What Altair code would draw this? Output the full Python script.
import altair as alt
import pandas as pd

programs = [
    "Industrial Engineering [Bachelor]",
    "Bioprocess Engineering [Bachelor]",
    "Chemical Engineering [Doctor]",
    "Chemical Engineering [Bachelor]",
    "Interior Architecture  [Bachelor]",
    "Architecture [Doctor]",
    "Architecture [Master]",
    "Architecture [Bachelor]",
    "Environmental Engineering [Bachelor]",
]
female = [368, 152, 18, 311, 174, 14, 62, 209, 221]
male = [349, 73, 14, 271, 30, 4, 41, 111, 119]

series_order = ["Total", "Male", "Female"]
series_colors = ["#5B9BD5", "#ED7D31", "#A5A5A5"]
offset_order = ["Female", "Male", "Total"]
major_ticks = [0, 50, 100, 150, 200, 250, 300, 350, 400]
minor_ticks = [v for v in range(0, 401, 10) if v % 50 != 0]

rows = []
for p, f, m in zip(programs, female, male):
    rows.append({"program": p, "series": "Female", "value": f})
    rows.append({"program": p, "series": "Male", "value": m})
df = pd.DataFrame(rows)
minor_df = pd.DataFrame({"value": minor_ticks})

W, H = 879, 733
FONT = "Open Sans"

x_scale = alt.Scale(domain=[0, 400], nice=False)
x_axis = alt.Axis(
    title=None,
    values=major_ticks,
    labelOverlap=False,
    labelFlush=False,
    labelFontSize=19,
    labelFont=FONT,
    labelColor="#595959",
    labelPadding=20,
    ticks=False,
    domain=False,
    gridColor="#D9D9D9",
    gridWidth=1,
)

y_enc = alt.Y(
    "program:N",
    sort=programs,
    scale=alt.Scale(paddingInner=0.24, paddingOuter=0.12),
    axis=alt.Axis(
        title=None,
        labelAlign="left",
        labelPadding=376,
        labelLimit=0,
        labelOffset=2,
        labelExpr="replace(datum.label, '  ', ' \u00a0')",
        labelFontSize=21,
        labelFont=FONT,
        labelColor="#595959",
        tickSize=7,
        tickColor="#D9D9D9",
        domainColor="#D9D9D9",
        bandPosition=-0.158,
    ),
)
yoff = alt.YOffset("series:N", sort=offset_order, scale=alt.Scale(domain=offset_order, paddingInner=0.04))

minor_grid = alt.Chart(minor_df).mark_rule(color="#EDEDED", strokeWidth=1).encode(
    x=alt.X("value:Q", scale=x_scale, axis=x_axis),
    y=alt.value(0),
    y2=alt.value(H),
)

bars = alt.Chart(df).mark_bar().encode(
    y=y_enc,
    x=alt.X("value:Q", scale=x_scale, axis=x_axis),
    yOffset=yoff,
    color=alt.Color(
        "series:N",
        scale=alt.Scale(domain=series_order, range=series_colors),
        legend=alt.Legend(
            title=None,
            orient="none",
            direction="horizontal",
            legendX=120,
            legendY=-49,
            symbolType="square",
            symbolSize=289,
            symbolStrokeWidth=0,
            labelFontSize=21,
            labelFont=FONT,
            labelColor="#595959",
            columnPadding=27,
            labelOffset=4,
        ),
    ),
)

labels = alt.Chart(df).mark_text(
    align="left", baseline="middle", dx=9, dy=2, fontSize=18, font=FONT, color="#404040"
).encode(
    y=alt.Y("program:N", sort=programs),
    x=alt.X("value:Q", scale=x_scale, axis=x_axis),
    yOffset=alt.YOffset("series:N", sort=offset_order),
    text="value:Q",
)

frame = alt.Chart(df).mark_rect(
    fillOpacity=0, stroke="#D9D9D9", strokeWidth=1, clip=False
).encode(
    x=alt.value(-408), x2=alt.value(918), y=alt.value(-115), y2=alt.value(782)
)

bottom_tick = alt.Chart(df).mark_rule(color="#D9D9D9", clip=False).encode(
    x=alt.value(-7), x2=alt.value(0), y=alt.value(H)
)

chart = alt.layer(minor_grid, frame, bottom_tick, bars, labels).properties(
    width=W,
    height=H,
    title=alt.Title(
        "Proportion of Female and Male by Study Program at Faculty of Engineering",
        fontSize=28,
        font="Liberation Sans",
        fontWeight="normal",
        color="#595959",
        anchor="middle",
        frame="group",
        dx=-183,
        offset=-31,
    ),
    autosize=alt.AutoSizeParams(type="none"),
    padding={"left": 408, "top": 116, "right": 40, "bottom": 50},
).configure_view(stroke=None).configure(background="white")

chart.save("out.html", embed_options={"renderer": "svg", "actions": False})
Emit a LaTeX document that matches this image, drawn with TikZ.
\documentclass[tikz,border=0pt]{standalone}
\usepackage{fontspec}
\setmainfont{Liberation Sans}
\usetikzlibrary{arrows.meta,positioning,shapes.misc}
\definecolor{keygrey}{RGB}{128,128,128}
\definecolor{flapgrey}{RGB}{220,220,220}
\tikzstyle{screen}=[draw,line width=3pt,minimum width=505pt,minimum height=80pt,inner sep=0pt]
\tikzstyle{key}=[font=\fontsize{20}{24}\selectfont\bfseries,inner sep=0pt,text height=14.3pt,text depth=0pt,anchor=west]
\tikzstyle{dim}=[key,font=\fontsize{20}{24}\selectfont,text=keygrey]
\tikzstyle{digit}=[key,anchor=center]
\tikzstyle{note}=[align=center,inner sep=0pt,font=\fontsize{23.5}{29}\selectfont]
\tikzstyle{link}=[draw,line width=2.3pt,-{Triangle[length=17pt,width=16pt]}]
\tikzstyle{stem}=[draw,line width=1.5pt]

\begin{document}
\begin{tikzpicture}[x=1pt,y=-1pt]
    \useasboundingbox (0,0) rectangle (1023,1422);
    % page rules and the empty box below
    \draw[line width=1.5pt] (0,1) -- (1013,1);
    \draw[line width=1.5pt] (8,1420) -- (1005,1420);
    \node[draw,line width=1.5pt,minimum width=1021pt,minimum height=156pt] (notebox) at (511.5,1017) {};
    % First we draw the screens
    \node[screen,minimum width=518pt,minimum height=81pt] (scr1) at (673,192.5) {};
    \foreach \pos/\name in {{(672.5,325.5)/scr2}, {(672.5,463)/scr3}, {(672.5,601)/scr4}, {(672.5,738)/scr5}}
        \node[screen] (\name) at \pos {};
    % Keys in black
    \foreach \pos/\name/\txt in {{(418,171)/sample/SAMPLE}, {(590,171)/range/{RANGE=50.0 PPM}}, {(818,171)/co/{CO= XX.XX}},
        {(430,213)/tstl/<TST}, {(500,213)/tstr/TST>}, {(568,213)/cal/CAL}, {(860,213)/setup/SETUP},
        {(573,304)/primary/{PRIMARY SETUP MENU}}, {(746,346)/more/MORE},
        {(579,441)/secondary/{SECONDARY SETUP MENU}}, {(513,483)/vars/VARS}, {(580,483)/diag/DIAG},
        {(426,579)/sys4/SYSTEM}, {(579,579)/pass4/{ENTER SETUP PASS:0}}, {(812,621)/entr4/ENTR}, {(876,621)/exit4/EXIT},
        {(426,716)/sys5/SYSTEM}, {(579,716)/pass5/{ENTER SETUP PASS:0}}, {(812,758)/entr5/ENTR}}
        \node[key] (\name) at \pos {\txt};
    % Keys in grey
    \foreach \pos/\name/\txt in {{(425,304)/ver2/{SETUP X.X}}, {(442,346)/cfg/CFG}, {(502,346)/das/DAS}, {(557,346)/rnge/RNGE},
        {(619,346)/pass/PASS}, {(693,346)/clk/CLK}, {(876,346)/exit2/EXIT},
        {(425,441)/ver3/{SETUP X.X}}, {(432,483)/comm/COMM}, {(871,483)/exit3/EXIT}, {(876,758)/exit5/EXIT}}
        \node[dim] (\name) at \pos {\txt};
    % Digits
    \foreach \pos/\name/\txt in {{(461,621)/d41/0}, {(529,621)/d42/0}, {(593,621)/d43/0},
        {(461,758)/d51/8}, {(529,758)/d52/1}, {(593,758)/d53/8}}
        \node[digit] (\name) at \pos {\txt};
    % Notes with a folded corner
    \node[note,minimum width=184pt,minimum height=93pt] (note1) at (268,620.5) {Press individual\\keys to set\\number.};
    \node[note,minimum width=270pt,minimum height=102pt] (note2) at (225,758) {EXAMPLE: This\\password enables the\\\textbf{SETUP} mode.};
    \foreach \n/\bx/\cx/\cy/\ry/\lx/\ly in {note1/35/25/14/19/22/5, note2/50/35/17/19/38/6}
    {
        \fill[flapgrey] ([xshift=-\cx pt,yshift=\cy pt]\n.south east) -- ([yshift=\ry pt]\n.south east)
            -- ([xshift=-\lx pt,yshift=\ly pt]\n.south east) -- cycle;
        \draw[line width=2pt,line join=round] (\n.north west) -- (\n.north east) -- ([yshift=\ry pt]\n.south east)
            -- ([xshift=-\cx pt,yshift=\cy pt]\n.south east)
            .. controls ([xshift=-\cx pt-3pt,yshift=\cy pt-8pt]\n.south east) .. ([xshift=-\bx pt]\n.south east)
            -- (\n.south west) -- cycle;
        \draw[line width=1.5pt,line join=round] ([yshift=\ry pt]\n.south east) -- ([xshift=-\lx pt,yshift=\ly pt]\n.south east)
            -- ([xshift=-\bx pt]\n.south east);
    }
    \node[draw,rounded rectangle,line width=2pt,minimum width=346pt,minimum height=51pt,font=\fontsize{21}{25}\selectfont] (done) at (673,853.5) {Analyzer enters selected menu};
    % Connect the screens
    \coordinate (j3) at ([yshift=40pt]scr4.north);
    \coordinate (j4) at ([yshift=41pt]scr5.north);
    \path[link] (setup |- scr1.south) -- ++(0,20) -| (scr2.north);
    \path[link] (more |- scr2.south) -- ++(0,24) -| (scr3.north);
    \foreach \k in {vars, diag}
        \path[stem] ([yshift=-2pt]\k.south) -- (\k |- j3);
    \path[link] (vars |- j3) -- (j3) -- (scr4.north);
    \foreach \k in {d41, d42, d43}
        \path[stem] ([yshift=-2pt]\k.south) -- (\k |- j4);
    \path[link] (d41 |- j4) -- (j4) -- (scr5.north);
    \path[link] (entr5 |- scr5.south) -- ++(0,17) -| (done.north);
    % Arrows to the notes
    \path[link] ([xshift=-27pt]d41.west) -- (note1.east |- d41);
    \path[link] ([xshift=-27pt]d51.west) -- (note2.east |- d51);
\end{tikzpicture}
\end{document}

- Instruction:
Show, from the listing above, each line that contains the word "with".

- Answer for this exercise:
Emit a LaTeX document that matches this image, drawn with TikZ.
    % Notes with a folded corner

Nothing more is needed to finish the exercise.